YOUR OBJECTIVE =>
Without the pictures, extract every line from the start of the material to the line containing "scale_half = [0.05]", both ends included.

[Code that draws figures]
.....
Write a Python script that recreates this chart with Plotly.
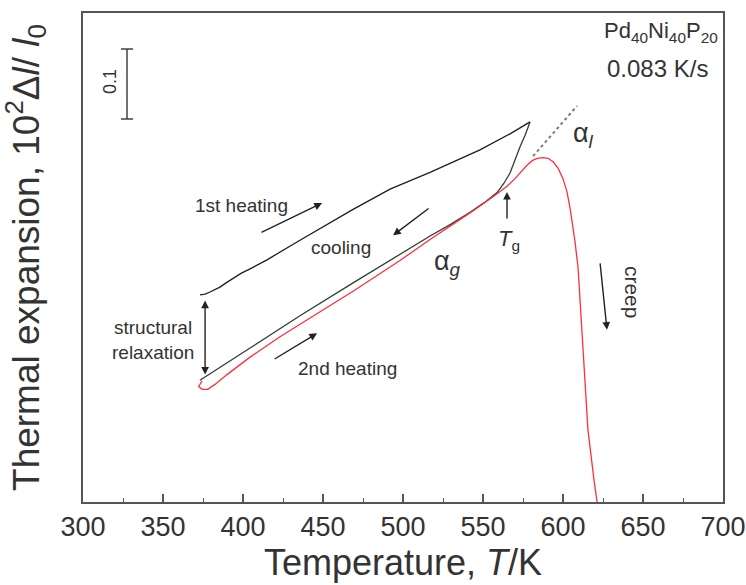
import plotly.graph_objects as go

# ---- data (temperature in K, expansion in 10^2 dl/l0, arbitrary offset) ----
heat1_T = [373.1, 376.3, 379.4, 382.5, 385.6, 389.4, 393.8, 399.0, 404.4, 415.0, 435.6, 468.8, 491.9, 516.9, 548.1, 566.9, 579.4]
heat1_y = [0.296, 0.297, 0.300, 0.303, 0.307, 0.313, 0.320, 0.327, 0.333, 0.346, 0.374, 0.418, 0.447, 0.471, 0.503, 0.526, 0.543]

cool_T = [579.4, 577.8, 576.3, 573.1, 570.0, 566.9, 563.0, 558.8, 551.0, 541.9, 530.0, 516.9, 468.8, 435.6, 404.4, 379.4, 373.1]
cool_y = [0.543, 0.533, 0.524, 0.507, 0.488, 0.470, 0.455, 0.442, 0.428, 0.414, 0.397, 0.380, 0.313, 0.266, 0.220, 0.183, 0.174]

heat2_T = [374.4, 372.3, 374.5, 378.0, 382.5, 390.0, 404.4, 423.1, 468.8, 498.1, 516.9, 541.9, 558.0, 565.0, 570.0, 573.1,
           577.5, 581.0, 584.0, 587.5, 590.6, 593.8, 596.9, 600.0, 602.5, 604.4, 606.0, 607.5, 609.4,
           611.9, 615.6, 619.4, 621.3]
heat2_y = [0.173, 0.165, 0.161, 0.161, 0.168, 0.182, 0.207, 0.236, 0.301, 0.345, 0.375, 0.413, 0.439, 0.451, 0.462, 0.470,
           0.481, 0.488, 0.491, 0.492, 0.491, 0.486, 0.477, 0.462, 0.443, 0.420, 0.397, 0.372, 0.335,
           0.246, 0.103, 0.031, 0.0]

liq_T = [581.3, 608.8]
liq_y = [0.494, 0.566]

scale_T = [327.5]
scale_mid = [0.597]
scale_half = [0.05]

x_ticks = [300, 350, 400, 450, 500, 550, 600, 650, 700]

TXT = "#333333"
SANS = "Liberation Sans, Arial, sans-serif"

fig = go.Figure()
fig.add_trace(go.Scatter(x=heat1_T, y=heat1_y, mode="lines",
                         line=dict(color="#1e1e1e", width=1.3),
                         showlegend=False, hoverinfo="skip"))
fig.add_trace(go.Scatter(x=cool_T, y=cool_y, mode="lines",
                         line=dict(color="#2e3d35", width=1.3),
                         showlegend=False, hoverinfo="skip"))
fig.add_trace(go.Scatter(x=heat2_T, y=heat2_y, mode="lines",
                         line=dict(color="#ff2f3a", width=1.3),
                         showlegend=False, hoverinfo="skip"))
fig.add_trace(go.Scatter(x=liq_T, y=liq_y, mode="lines",
                         line=dict(color="#7a7a7a", width=2, dash="dot"),
                         showlegend=False, hoverinfo="skip"))
fig.add_trace(go.Scatter(x=scale_T, y=scale_mid, mode="markers",
                         marker=dict(size=1, color="rgba(0,0,0,0)"),
                         error_y=dict(type="data", array=scale_half, symmetric=True,
                                      color="#444444", thickness=1.5, width=6),
                         showlegend=False, hoverinfo="skip"))

ann = []

def arrow(x0, y0, x1, y1, both=False):
    ann.append(dict(x=x1, y=y1, ax=x0, ay=y0, xref="x", yref="y", axref="x", ayref="y",
                    text="", showarrow=True, arrowhead=2, arrowsize=1.1, arrowwidth=1.4,
                    arrowcolor="#222222", arrowside="end+start" if both else "end",
                    startarrowhead=2, startarrowsize=1.1))

def label(x, y, text, size=19, angle=0, xanchor="center"):
    ann.append(dict(x=x, y=y, xref="x", yref="y", text=text, showarrow=False,
                    font=dict(size=size, color=TXT, family=SANS), textangle=angle,
                    xanchor=xanchor, yanchor="middle"))

arrow(410.6, 0.384, 449.4, 0.427)        # 1st heating
arrow(516.9, 0.421, 493.8, 0.381)        # cooling
arrow(418.8, 0.203, 446.3, 0.241)        # 2nd heating
arrow(565.0, 0.403, 565.0, 0.443)        # Tg
arrow(623.1, 0.343, 627.5, 0.246)        # creep
arrow(376.3, 0.290, 376.3, 0.182, both=True)  # structural relaxation

label(398.8, 0.423, "1st heating")
label(461.3, 0.363, "cooling")
label(465.6, 0.191, "2nd heating")
label(343.8, 0.249, "structural")
label(343.8, 0.214, "relaxation")
label(643.0, 0.299, "creep", size=21, angle=90)
label(316.9, 0.600, "0.1", size=18, angle=-90)
label(613.0, 0.524, "α<sub><i>l</i></sub>", size=27)
label(528.0, 0.341, "α<sub><i>g</i></sub>", size=27)
label(566.0, 0.374, "<i>T</i><sub>g</sub>", size=22)
label(698.0, 0.671, "Pd<sub>40</sub>Ni<sub>40</sub>P<sub>20</sub>", size=22, xanchor="right")
label(691.9, 0.620, "0.083 K/s", size=24, xanchor="right")

fig.update_layout(
    width=746, height=585,
    margin=dict(l=83, r=23, t=13, b=83),
    paper_bgcolor="white", plot_bgcolor="white",
    annotations=ann,
    xaxis=dict(range=[300, 700], tickvals=x_ticks, ticktext=[str(v) for v in x_ticks],
               ticks="inside", ticklen=8, tickwidth=1.5, tickcolor="#555555",
               minor=dict(dtick=25, tick0=300, ticks="inside", ticklen=4, tickwidth=1.2,
                          tickcolor="#555555", showgrid=False),
               showline=True, linewidth=2, linecolor="#555555", mirror=True,
               showgrid=False, zeroline=False, ticklabeloverflow="allow", automargin=False,
               tickfont=dict(size=27, color=TXT, family=SANS),
               title=dict(text="Temperature, <i>T</i>/K", standoff=6,
                          font=dict(size=36, color=TXT, family=SANS))),
    yaxis=dict(range=[0, 0.6986], showticklabels=False, ticks="", automargin=False,
               showline=True, linewidth=2, linecolor="#555555", mirror=True,
               showgrid=False, zeroline=False,
               title=dict(text="Thermal expansion, 10<sup>2</sup>Δ<i>l</i>/ <i>l</i><sub>0</sub>",
                          standoff=34, font=dict(size=37, color=TXT, family=SANS))),
)

fig.write_html("out.html")
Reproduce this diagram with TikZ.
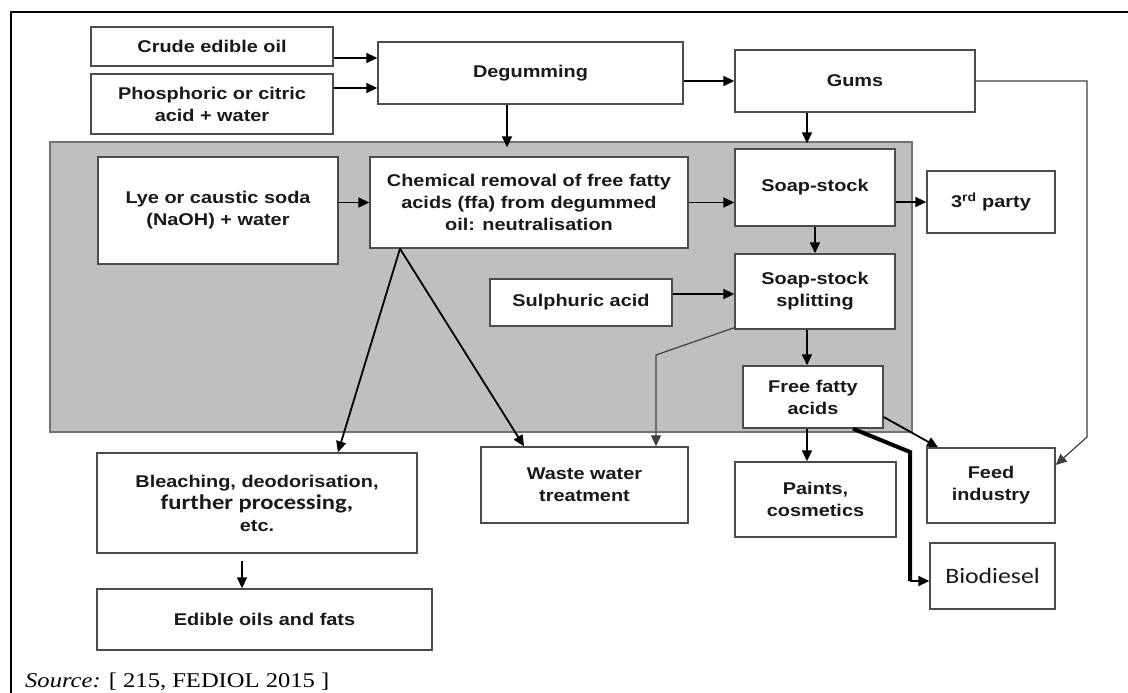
.....
ANSWER IN FULL =>
Write a Python script that recreates this chart with Plotly.
import plotly.graph_objects as go

# ---- data (temperature in K, expansion in 10^2 dl/l0, arbitrary offset) ----
heat1_T = [373.1, 376.3, 379.4, 382.5, 385.6, 389.4, 393.8, 399.0, 404.4, 415.0, 435.6, 468.8, 491.9, 516.9, 548.1, 566.9, 579.4]
heat1_y = [0.296, 0.297, 0.300, 0.303, 0.307, 0.313, 0.320, 0.327, 0.333, 0.346, 0.374, 0.418, 0.447, 0.471, 0.503, 0.526, 0.543]

cool_T = [579.4, 577.8, 576.3, 573.1, 570.0, 566.9, 563.0, 558.8, 551.0, 541.9, 530.0, 516.9, 468.8, 435.6, 404.4, 379.4, 373.1]
cool_y = [0.543, 0.533, 0.524, 0.507, 0.488, 0.470, 0.455, 0.442, 0.428, 0.414, 0.397, 0.380, 0.313, 0.266, 0.220, 0.183, 0.174]

heat2_T = [374.4, 372.3, 374.5, 378.0, 382.5, 390.0, 404.4, 423.1, 468.8, 498.1, 516.9, 541.9, 558.0, 565.0, 570.0, 573.1,
           577.5, 581.0, 584.0, 587.5, 590.6, 593.8, 596.9, 600.0, 602.5, 604.4, 606.0, 607.5, 609.4,
           611.9, 615.6, 619.4, 621.3]
heat2_y = [0.173, 0.165, 0.161, 0.161, 0.168, 0.182, 0.207, 0.236, 0.301, 0.345, 0.375, 0.413, 0.439, 0.451, 0.462, 0.470,
           0.481, 0.488, 0.491, 0.492, 0.491, 0.486, 0.477, 0.462, 0.443, 0.420, 0.397, 0.372, 0.335,
           0.246, 0.103, 0.031, 0.0]

liq_T = [581.3, 608.8]
liq_y = [0.494, 0.566]

scale_T = [327.5]
scale_mid = [0.597]
scale_half = [0.05]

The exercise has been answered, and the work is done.